Lizzie Sykes is the firth artist to take part in the National Trust's artists' residency programme - A Place for Art - at Mottisfont Abbey near Romsey.

And the two year programme showcases the work of six artists-in-residence and each one crated a piece of art that relates to Mottisfont and its history.

Lizzie's work has involved teaming up with contemporary dancers Louise Tanto and Cathy Seago, Mottisfont Estate staff and volunteers along with a Mind the Gap - a theatre workshop group for older people based in Wiltshire.

"This residency came to be about the physicality of how bodies appropriate and move within these very particular spaces, both inside and outdoors," said Lizzie, who added: "It was a sensual and tactile experience – Mottisfont is full of textures, like the tree bark that so many of us are drawn to touch, or the smooth wood inside the house. I’ve translated that into live forms and movement."

Filmed in the grounds of the former Augustinian priory, Lizzie's 'The Greeting' examines the history of the property which sits alongside the Abbey Stream - a tributary of the River Test. This includes the spring or font in the Abbey grounds from which Mottisfont's name is derived and was a meeting place for thousands of years.

It also explores ideas of 'visibility and camouflage' through the movement responses of the performers to Mottisfont’s beautiful trees, some of which are hundreds of years old.

Photographs of the project by Gina Dearden will also be on display, along with a documentary film about the creative process and what the project meant to the participants from Mind the Gap.
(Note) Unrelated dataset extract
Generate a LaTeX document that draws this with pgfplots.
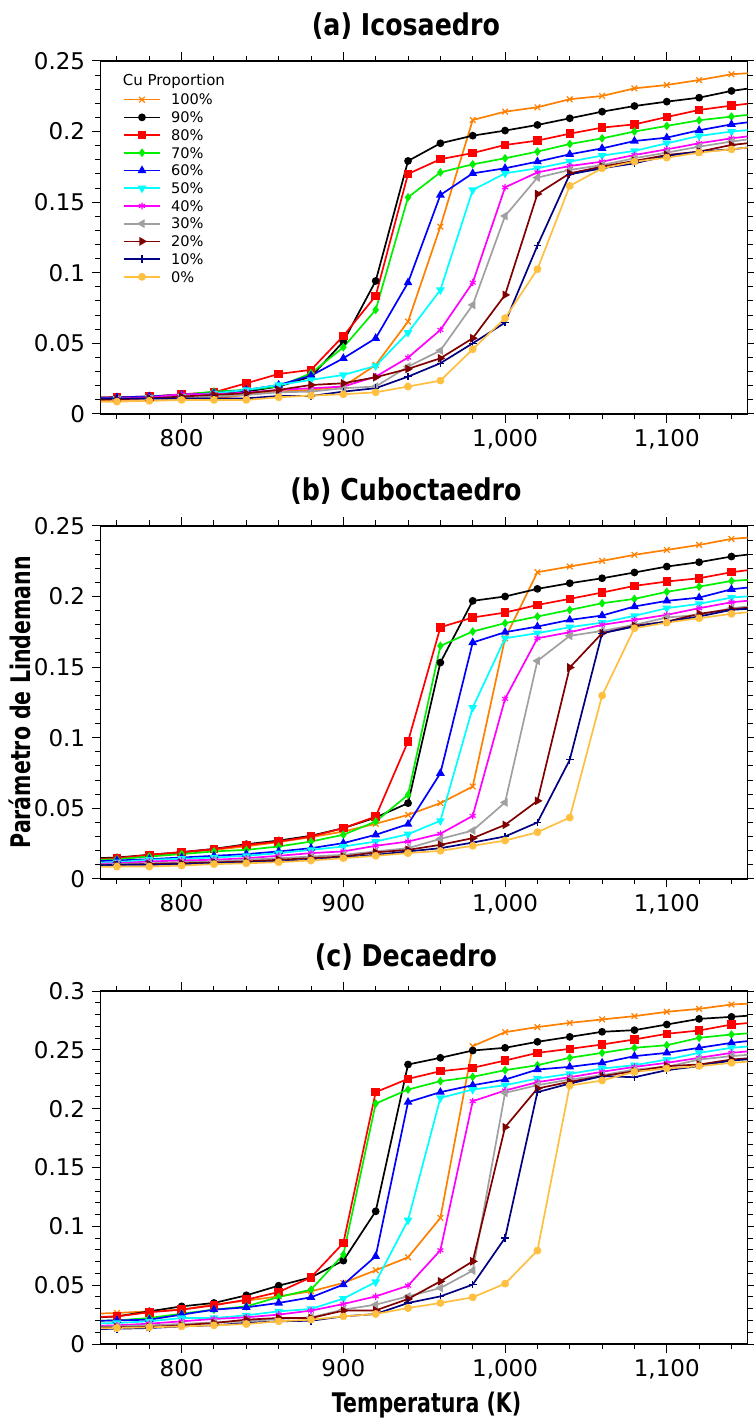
\documentclass[border=0pt]{standalone}
\usepackage{pgfplots}
\pgfplotsset{compat=1.18}
\usepackage{pgfplotstable}
\usepackage{graphicx}
\usepackage{fontspec}
\setmainfont{DejaVu Sans}
\usetikzlibrary{plotmarks}

\definecolor{k100}{RGB}{255,128,0}
\definecolor{k90}{RGB}{0,0,0}
\definecolor{k80}{RGB}{255,0,0}
\definecolor{k70}{RGB}{0,240,0}
\definecolor{k60}{RGB}{0,0,255}
\definecolor{k50}{RGB}{0,255,255}
\definecolor{k40}{RGB}{255,0,255}
\definecolor{k30}{RGB}{160,160,160}
\definecolor{k20}{RGB}{128,0,0}
\definecolor{k10}{RGB}{0,0,128}
\definecolor{k0}{RGB}{255,191,64}

\pgfplotstableread{
T c100 c90 c80 c70 c60 c50 c40 c30 c20 c10 c0
740 0.0098 0.0115 0.0115 0.0108 0.0113 0.0108 0.0108 0.0102 0.0098 0.0108 0.0085
760 0.0100 0.0118 0.0118 0.0110 0.0116 0.0110 0.0110 0.0104 0.0104 0.0110 0.0087
780 0.0100 0.0123 0.0123 0.0123 0.0123 0.0116 0.0116 0.0104 0.0110 0.0110 0.0092
800 0.0110 0.0135 0.0139 0.0135 0.0135 0.0123 0.0139 0.0110 0.0123 0.0110 0.0099
820 0.0110 0.0146 0.0153 0.0158 0.0146 0.0146 0.0139 0.0123 0.0135 0.0110 0.0099
840 0.0135 0.0158 0.0217 0.0170 0.0170 0.0170 0.0151 0.0135 0.0146 0.0110 0.0099
860 0.0158 0.0194 0.0283 0.0194 0.0205 0.0205 0.0170 0.0153 0.0170 0.0127 0.0118
880 0.0170 0.0264 0.0312 0.0288 0.0271 0.0241 0.0182 0.0158 0.0205 0.0127 0.0130
900 0.0194 0.0512 0.0552 0.0472 0.0394 0.0276 0.0194 0.0182 0.0217 0.0158 0.0139
920 0.0347 0.0942 0.0836 0.0737 0.0536 0.0340 0.0264 0.0194 0.0260 0.0182 0.0153
940 0.0654 0.1792 0.1700 0.1534 0.0930 0.0576 0.0399 0.0335 0.0319 0.0264 0.0194
960 0.1327 0.1917 0.1804 0.1711 0.1551 0.0878 0.0595 0.0449 0.0394 0.0359 0.0236
980 0.2082 0.1971 0.1848 0.1768 0.1704 0.1586 0.0930 0.0772 0.0536 0.0500 0.0458
1000 0.2141 0.2007 0.1905 0.1811 0.1740 0.1704 0.1605 0.1402 0.0843 0.0647 0.0678
1020 0.2172 0.2047 0.1936 0.1858 0.1787 0.1740 0.1711 0.1674 0.1558 0.1192 0.1025
1040 0.2229 0.2094 0.1985 0.1912 0.1839 0.1787 0.1756 0.1728 0.1704 0.1697 0.1615
1060 0.2252 0.2141 0.2028 0.1952 0.1881 0.1830 0.1787 0.1763 0.1752 0.1740 0.1740
1080 0.2306 0.2181 0.2051 0.2000 0.1933 0.1863 0.1834 0.1811 0.1792 0.1775 0.1787
1100 0.2330 0.2212 0.2103 0.2040 0.1957 0.1917 0.1874 0.1851 0.1834 0.1827 0.1815
1120 0.2365 0.2240 0.2153 0.2080 0.2009 0.1969 0.1917 0.1893 0.1858 0.1858 0.1851
1140 0.2406 0.2288 0.2184 0.2106 0.2051 0.2000 0.1952 0.1929 0.1905 0.1874 0.1874
1160 0.2420 0.2320 0.2210 0.2130 0.2080 0.2020 0.1980 0.1960 0.1930 0.1900 0.1900
}\dataA

\pgfplotstableread{
T c100 c90 c80 c70 c60 c50 c40 c30 c20 c10 c0
740 0.0138 0.0143 0.0138 0.0130 0.0122 0.0112 0.0104 0.0098 0.0093 0.0093 0.0082
760 0.0146 0.0151 0.0146 0.0139 0.0130 0.0118 0.0110 0.0104 0.0099 0.0099 0.0087
780 0.0165 0.0170 0.0170 0.0158 0.0139 0.0135 0.0123 0.0110 0.0104 0.0099 0.0087
800 0.0185 0.0189 0.0189 0.0175 0.0151 0.0142 0.0130 0.0118 0.0110 0.0104 0.0094
820 0.0205 0.0212 0.0210 0.0194 0.0163 0.0151 0.0135 0.0123 0.0116 0.0110 0.0104
840 0.0230 0.0245 0.0240 0.0205 0.0175 0.0163 0.0146 0.0135 0.0123 0.0116 0.0110
860 0.0260 0.0271 0.0264 0.0229 0.0194 0.0182 0.0163 0.0146 0.0135 0.0123 0.0118
880 0.0295 0.0305 0.0300 0.0264 0.0217 0.0205 0.0182 0.0158 0.0146 0.0135 0.0130
900 0.0335 0.0359 0.0359 0.0312 0.0253 0.0229 0.0194 0.0170 0.0158 0.0151 0.0146
920 0.0390 0.0434 0.0441 0.0406 0.0312 0.0264 0.0234 0.0194 0.0187 0.0170 0.0163
940 0.0453 0.0536 0.0973 0.0595 0.0387 0.0316 0.0264 0.0217 0.0205 0.0194 0.0182
960 0.0536 0.1532 0.1782 0.1650 0.0748 0.0411 0.0319 0.0283 0.0241 0.0217 0.0198
980 0.0654 0.1969 0.1851 0.1752 0.1674 0.1213 0.0446 0.0342 0.0288 0.0257 0.0234
1000 0.1704 0.2000 0.1886 0.1811 0.1747 0.1704 0.1275 0.0541 0.0382 0.0300 0.0271
1020 0.2172 0.2054 0.1940 0.1858 0.1787 0.1740 0.1704 0.1544 0.0552 0.0399 0.0330
1040 0.2212 0.2094 0.1983 0.1905 0.1834 0.1782 0.1747 0.1721 0.1497 0.0843 0.0434
1060 0.2252 0.2129 0.2028 0.1952 0.1865 0.1815 0.1799 0.1756 0.1740 0.1740 0.1298
1080 0.2295 0.2170 0.2075 0.1983 0.1929 0.1863 0.1834 0.1799 0.1792 0.1787 0.1775
1100 0.2330 0.2212 0.2106 0.2033 0.1969 0.1917 0.1870 0.1851 0.1822 0.1822 0.1815
1120 0.2365 0.2243 0.2129 0.2070 0.1992 0.1948 0.1917 0.1870 0.1877 0.1858 0.1846
1140 0.2408 0.2283 0.2172 0.2110 0.2051 0.1992 0.1959 0.1917 0.1910 0.1905 0.1877
1160 0.2425 0.2310 0.2200 0.2125 0.2075 0.2010 0.1980 0.1940 0.1930 0.1920 0.1900
}\dataB

\pgfplotstableread{
T c100 c90 c80 c70 c60 c50 c40 c30 c20 c10 c0
740 0.0255 0.0220 0.0225 0.0195 0.0195 0.0172 0.0152 0.0145 0.0138 0.0125 0.0132
760 0.0264 0.0235 0.0235 0.0201 0.0201 0.0179 0.0159 0.0150 0.0142 0.0130 0.0136
780 0.0278 0.0278 0.0270 0.0221 0.0207 0.0193 0.0173 0.0159 0.0145 0.0136 0.0142
800 0.0292 0.0320 0.0292 0.0258 0.0250 0.0221 0.0193 0.0170 0.0159 0.0150 0.0150
820 0.0335 0.0349 0.0329 0.0292 0.0292 0.0221 0.0213 0.0184 0.0179 0.0159 0.0159
840 0.0369 0.0414 0.0377 0.0320 0.0312 0.0244 0.0227 0.0193 0.0207 0.0179 0.0170
860 0.0405 0.0496 0.0442 0.0400 0.0349 0.0278 0.0250 0.0213 0.0221 0.0193 0.0193
880 0.0448 0.0567 0.0567 0.0462 0.0397 0.0298 0.0284 0.0227 0.0221 0.0198 0.0207
900 0.0519 0.0709 0.0859 0.0760 0.0505 0.0386 0.0340 0.0292 0.0284 0.0235 0.0235
920 0.0627 0.1128 0.2141 0.2044 0.0746 0.0527 0.0405 0.0335 0.0286 0.0255 0.0255
940 0.0737 0.2376 0.2254 0.2163 0.2056 0.1052 0.0496 0.0405 0.0383 0.0349 0.0306
960 0.1072 0.2433 0.2319 0.2234 0.2141 0.2092 0.0797 0.0476 0.0533 0.0405 0.0349
980 0.2532 0.2495 0.2348 0.2271 0.2200 0.2163 0.2064 0.0624 0.0703 0.0505 0.0397
1000 0.2651 0.2518 0.2410 0.2328 0.2248 0.2200 0.2155 0.2135 0.1843 0.0902 0.0513
1020 0.2694 0.2569 0.2475 0.2370 0.2333 0.2257 0.2226 0.2200 0.2172 0.2141 0.0794
1040 0.2730 0.2611 0.2509 0.2433 0.2356 0.2297 0.2268 0.2248 0.2229 0.2214 0.2197
1060 0.2759 0.2654 0.2546 0.2475 0.2390 0.2342 0.2314 0.2285 0.2277 0.2277 0.2240
1080 0.2787 0.2668 0.2589 0.2518 0.2447 0.2370 0.2356 0.2333 0.2319 0.2268 0.2314
1100 0.2824 0.2716 0.2637 0.2540 0.2475 0.2418 0.2390 0.2356 0.2362 0.2328 0.2342
1120 0.2849 0.2764 0.2665 0.2603 0.2518 0.2475 0.2433 0.2418 0.2376 0.2362 0.2362
1140 0.2886 0.2781 0.2716 0.2631 0.2560 0.2518 0.2475 0.2447 0.2418 0.2410 0.2390
1160 0.2900 0.2800 0.2740 0.2650 0.2590 0.2540 0.2500 0.2470 0.2440 0.2430 0.2410
}\dataC

\pgfplotsset{
  s100/.style={k100, line width=0.85pt, mark=x, mark size=2pt, mark options={solid, line width=0.6pt}},
  s90/.style={k90, line width=0.85pt, mark=*, mark size=1.5pt, mark options={solid, fill=k90}},
  s80/.style={k80, line width=0.85pt, mark=square*, mark size=1.7pt, mark options={solid, fill=k80}},
  s70/.style={k70, line width=0.85pt, mark=diamond*, mark size=1.5pt, mark options={solid, fill=k70}},
  s60/.style={k60, line width=0.85pt, mark=triangle*, mark size=1.7pt, mark options={solid, fill=k60}},
  s50/.style={k50, line width=0.85pt, mark=triangle*, mark size=1.7pt, mark options={solid, fill=k50, rotate=180}},
  s40/.style={k40, line width=0.85pt, mark=asterisk, mark size=1.7pt, mark options={solid, line width=0.6pt}},
  s30/.style={k30, line width=0.85pt, mark=triangle*, mark size=1.7pt, mark options={solid, fill=k30, rotate=90}},
  s20/.style={k20, line width=0.85pt, mark=triangle*, mark size=1.7pt, mark options={solid, fill=k20, rotate=-90}},
  s10/.style={k10, line width=0.85pt, mark=+, mark size=1.9pt, mark options={solid, line width=0.6pt}},
  s0/.style={k0, line width=0.85pt, mark=10-pointed star, mark size=1.9pt, mark options={solid, fill=k0}},
  panel/.style={
    scale only axis, width=323.5pt, height=176.5pt,
    xmin=750, xmax=1150, ymin=0,
    clip=true,
    tick align=outside,
    major tick length=4.3pt, minor tick length=2.7pt,
    tick style={black, line width=0.5pt},
    axis line style={black, line width=0.7pt},
    xtick={800,900,1000,1100},
    xticklabels={800,900,{1,000},{1,100}},
    minor xtick={760,780,820,840,860,880,920,940,960,980,1020,1040,1060,1080,1120,1140},
    ticklabel style={font=\fontsize{11.5}{13}\selectfont},
    /pgf/number format/assume math mode=true,
    scaled y ticks=false,
    title style={at={(0.4717,1)}, anchor=base, yshift=6.5pt, font=\fontsize{15}{18}\selectfont\bfseries},
  },
}

\newcommand{\plotall}[1]{%
  \addplot[s100] table[x=T,y=c100]{#1};
  \addplot[s90] table[x=T,y=c90]{#1};
  \addplot[s80] table[x=T,y=c80]{#1};
  \addplot[s70] table[x=T,y=c70]{#1};
  \addplot[s60] table[x=T,y=c60]{#1};
  \addplot[s50] table[x=T,y=c50]{#1};
  \addplot[s40] table[x=T,y=c40]{#1};
  \addplot[s30] table[x=T,y=c30]{#1};
  \addplot[s20] table[x=T,y=c20]{#1};
  \addplot[s10] table[x=T,y=c10]{#1};
  \addplot[s0] table[x=T,y=c0]{#1};
}

\begin{document}
\begin{tikzpicture}
\begin{axis}[panel, at={(0pt,0pt)}, anchor=south west,
  ymax=0.25,
  ytick={0,0.05,0.1,0.15,0.2,0.25},
  yticklabels={0,0.05,0.1,0.15,0.2,0.25},
  minor ytick={0.01,0.02,0.03,0.04,0.06,0.07,0.08,0.09,0.11,0.12,0.13,0.14,0.16,0.17,0.18,0.19,0.21,0.22,0.23,0.24},
  title={\scalebox{0.843}[1]{(a) Icosaedro}},
  legend cell align=left,
  legend style={at={(0.0335,0.9167)}, anchor=north west, draw=none, fill=none,
    font=\fontsize{7.3}{8}\selectfont, inner sep=0pt, row sep=0pt, column sep=5pt,
    nodes={inner sep=0pt, text height=7.1pt, text depth=1.76pt}},
  legend image code/.code={\draw[mark repeat=2,mark phase=2,#1] plot coordinates {(0pt,0pt)(9.15pt,0pt)(18.3pt,0pt)};},
]
\plotall{\dataA}
\legend{100\%,90\%,80\%,70\%,60\%,50\%,40\%,30\%,20\%,10\%,0\%}
\node[anchor=west, inner sep=0pt, font=\fontsize{7.5}{8}\selectfont] at (axis description cs:0.0335,0.9414) {Cu Proportion};
\end{axis}

\begin{axis}[panel, at={(0pt,-232.5pt)}, anchor=south west,
  ymax=0.25,
  ytick={0,0.05,0.1,0.15,0.2,0.25},
  yticklabels={0,0.05,0.1,0.15,0.2,0.25},
  minor ytick={0.01,0.02,0.03,0.04,0.06,0.07,0.08,0.09,0.11,0.12,0.13,0.14,0.16,0.17,0.18,0.19,0.21,0.22,0.23,0.24},
  title={\scalebox{0.843}[1]{(b) Cuboctaedro}},
]
\plotall{\dataB}
\end{axis}

\begin{axis}[panel, at={(0pt,-465.15pt)}, anchor=south west,
  ymax=0.3,
  ytick={0,0.05,0.1,0.15,0.2,0.25,0.3},
  yticklabels={0,0.05,0.1,0.15,0.2,0.25,0.3},
  minor ytick={0.01,0.02,0.03,0.04,0.06,0.07,0.08,0.09,0.11,0.12,0.13,0.14,0.16,0.17,0.18,0.19,0.21,0.22,0.23,0.24,0.26,0.27,0.28,0.29},
  title={\scalebox{0.843}[1]{(c) Decaedro}},
]
\plotall{\dataC}
\end{axis}

\node[anchor=base west, inner sep=0pt, font=\fontsize{13.5}{15}\selectfont\bfseries] at (115.4pt,-499.3pt) {\scalebox{0.76}[1]{Temperatura (K)}};
\node[rotate=90, anchor=center, inner sep=0pt, font=\fontsize{13.5}{15}\selectfont\bfseries] at (-40.4pt,-144.25pt) {\scalebox{0.76}[1]{Parámetro de Lindemann}};

\pgfresetboundingbox
\path[use as bounding box] (-50.4pt,-502.15pt) rectangle (326.65pt,207pt);
\end{tikzpicture}
\end{document}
Another of the projects 'Are You There' shows a single performer, Louise Tanoto, alone in the house. Lizzie said she was fascinated by the sections of medieval architecture that are half-hidden all over Mottisfont’s Abbey. "You open a cupboard door in the dining room and there’s a completely intact arch – it’s amazing, almost like seeing a bone in a body," said Lizzie who added: "I started to think about what you might do if you were in this house on your own, bound to the place, almost literally part of the furniture or fabric of the house. How might we respond physically to the place, just with our bodies, if no one was watching?’

Her work is on display at Mottisfont until 5 July.